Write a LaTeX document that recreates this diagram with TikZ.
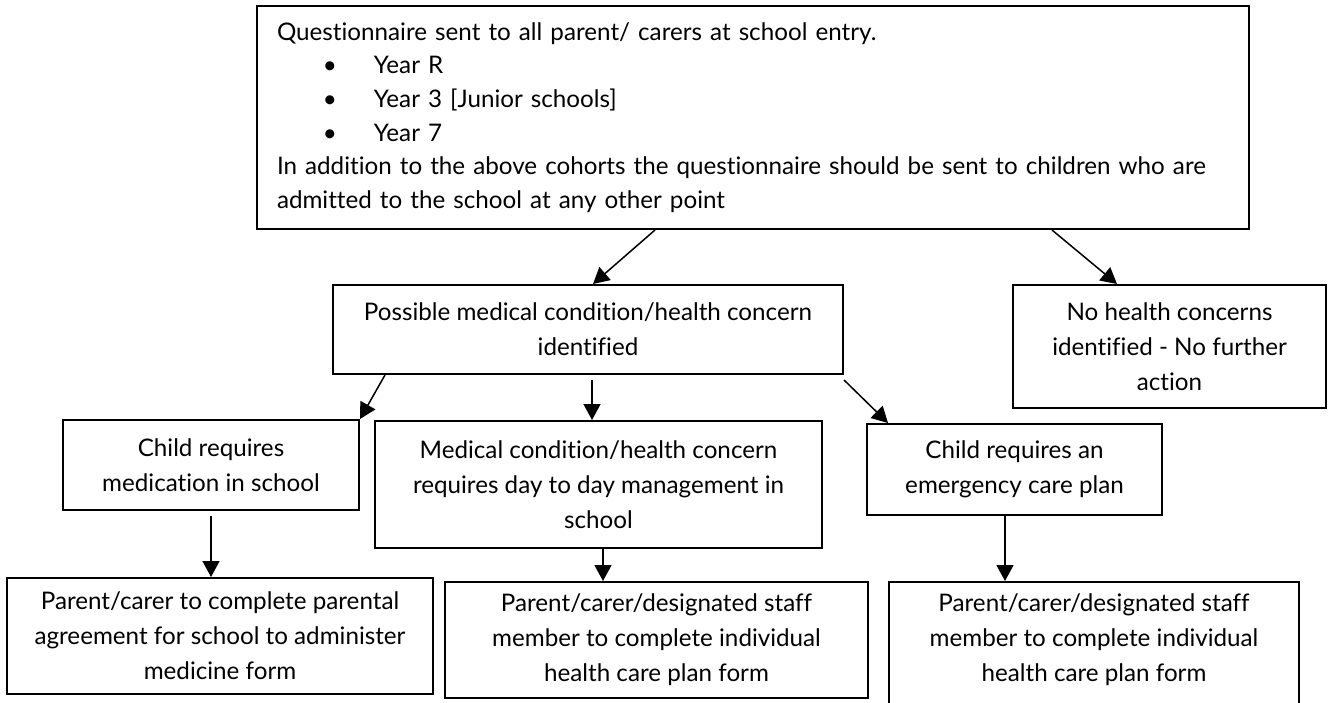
\documentclass[tikz,border=0pt]{standalone}
\usepackage{fontspec}
\setmainfont{Lato}[Ligatures=NoCommon]
\usetikzlibrary{arrows.meta}
\begin{document}
\begin{tikzpicture}[x=0.5pt,y=-0.5pt,
  txt/.style={inner sep=0pt, align=center, font=\fontsize{12.1}{17.5}\selectfont},
  box/.style={draw, line width=1pt, txt},
  arr/.style={line width=0.75pt, -{Triangle[length=8pt,width=8.5pt]}}]
\useasboundingbox[fill=white] (0,0) rectangle (1328,702);
\newcommand{\bulletitem}[1]{\hspace*{26.5pt}\makebox[0pt]{\textbullet}\hspace*{22pt}#1}
\node[box, align=left, inner xsep=10pt, text width=476pt, minimum width=496pt, minimum height=111.5pt,
  font=\fontsize{12.1}{16.8}\selectfont] (T) at (753,117.5)
  {Questionnaire sent to all parent/ carers at school entry.\\
   \bulletitem{Year R}\\
   \bulletitem{Year 3 [Junior schools]}\\
   \bulletitem{Year 7}\\
   In addition to the above cohorts the questionnaire should be sent to children who are\\
   admitted to the school at any other point};
\node[box, minimum width=255pt, minimum height=44.5pt] (P) at (588,329.5)
  {Possible medical condition/health concern\\identified};
\node[box, minimum width=156.5pt, minimum height=61.5pt] (N) at (1169.5,346.5)
  {No health concerns\\identified - No further\\action};
\node[box, minimum width=148pt, minimum height=45pt] (M) at (211,465)
  {Child requires\\medication in school};
\node[box, minimum width=223.5pt, minimum height=63.5pt] (D) at (598.5,484.5)
  {Medical condition/health concern\\requires day to day management in\\school};
\node[box, minimum width=147.5pt, minimum height=45.5pt] (E) at (1014.5,469.5)
  {Child requires an\\emergency care plan};
\node[box, minimum width=213pt, minimum height=58pt] (BL) at (220,636)
  {Parent/carer to complete parental\\agreement for school to administer\\medicine form};
\node[box, minimum width=211.5pt, minimum height=58pt] (BM) at (656.5,640)
  {Parent/carer/designated staff\\member to complete individual\\health care plan form};
\node[box, minimum width=205pt, minimum height=63pt,
  label={[txt, yshift=2.5pt]center:{Parent/carer/designated staff\\member to complete individual\\health care plan form}}] (BR) at (1094,645) {};
\draw[arr] (T.south -| 655,0) -- (P.north -| 593,0);
\draw[arr] (T.south -| 1052,0) -- (N.north -| 1117,0);
\draw[arr] (P.south -| 385,0) -- (M.north east);
\draw[arr] ([yshift=-2.5pt]P.south -| 592,0) -- (D.north -| 592,0);
\draw[arr] ([yshift=-2.5pt]P.south east) -- (E.north -| 888,0);
\draw[arr] ([yshift=-2.5pt]M.south) -- (BL.north -| 211,0);
\draw[arr] (D.south -| 603,0) -- (BM.north -| 603,0);
\draw[arr] (E.south -| 1005,0) -- (BR.north -| 1005,0);
\end{tikzpicture}
\end{document}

Task brief | Write out the listing word for word, omitting the pictures it holds.

Answer to the task |
Write a LaTeX document that recreates this diagram with TikZ.
\documentclass[tikz,border=0pt]{standalone}
\usepackage{fontspec}
\setmainfont{Lato}[Ligatures=NoCommon]
\usetikzlibrary{arrows.meta}
\begin{document}
\begin{tikzpicture}[x=0.5pt,y=-0.5pt,
  txt/.style={inner sep=0pt, align=center, font=\fontsize{12.1}{17.5}\selectfont},
  box/.style={draw, line width=1pt, txt},
  arr/.style={line width=0.75pt, -{Triangle[length=8pt,width=8.5pt]}}]
\useasboundingbox[fill=white] (0,0) rectangle (1328,702);
\newcommand{\bulletitem}[1]{\hspace*{26.5pt}\makebox[0pt]{\textbullet}\hspace*{22pt}#1}
\node[box, align=left, inner xsep=10pt, text width=476pt, minimum width=496pt, minimum height=111.5pt,
  font=\fontsize{12.1}{16.8}\selectfont] (T) at (753,117.5)
  {Questionnaire sent to all parent/ carers at school entry.\\
   \bulletitem{Year R}\\
   \bulletitem{Year 3 [Junior schools]}\\
   \bulletitem{Year 7}\\
   In addition to the above cohorts the questionnaire should be sent to children who are\\
   admitted to the school at any other point};
\node[box, minimum width=255pt, minimum height=44.5pt] (P) at (588,329.5)
  {Possible medical condition/health concern\\identified};
\node[box, minimum width=156.5pt, minimum height=61.5pt] (N) at (1169.5,346.5)
  {No health concerns\\identified - No further\\action};
\node[box, minimum width=148pt, minimum height=45pt] (M) at (211,465)
  {Child requires\\medication in school};
\node[box, minimum width=223.5pt, minimum height=63.5pt] (D) at (598.5,484.5)
  {Medical condition/health concern\\requires day to day management in\\school};
\node[box, minimum width=147.5pt, minimum height=45.5pt] (E) at (1014.5,469.5)
  {Child requires an\\emergency care plan};
\node[box, minimum width=213pt, minimum height=58pt] (BL) at (220,636)
  {Parent/carer to complete parental\\agreement for school to administer\\medicine form};
\node[box, minimum width=211.5pt, minimum height=58pt] (BM) at (656.5,640)
  {Parent/carer/designated staff\\member to complete individual\\health care plan form};
\node[box, minimum width=205pt, minimum height=63pt,
  label={[txt, yshift=2.5pt]center:{Parent/carer/designated staff\\member to complete individual\\health care plan form}}] (BR) at (1094,645) {};
\draw[arr] (T.south -| 655,0) -- (P.north -| 593,0);
\draw[arr] (T.south -| 1052,0) -- (N.north -| 1117,0);
\draw[arr] (P.south -| 385,0) -- (M.north east);
\draw[arr] ([yshift=-2.5pt]P.south -| 592,0) -- (D.north -| 592,0);
\draw[arr] ([yshift=-2.5pt]P.south east) -- (E.north -| 888,0);
\draw[arr] ([yshift=-2.5pt]M.south) -- (BL.north -| 211,0);
\draw[arr] (D.south -| 603,0) -- (BM.north -| 603,0);
\draw[arr] (E.south -| 1005,0) -- (BR.north -| 1005,0);
\end{tikzpicture}
\end{document}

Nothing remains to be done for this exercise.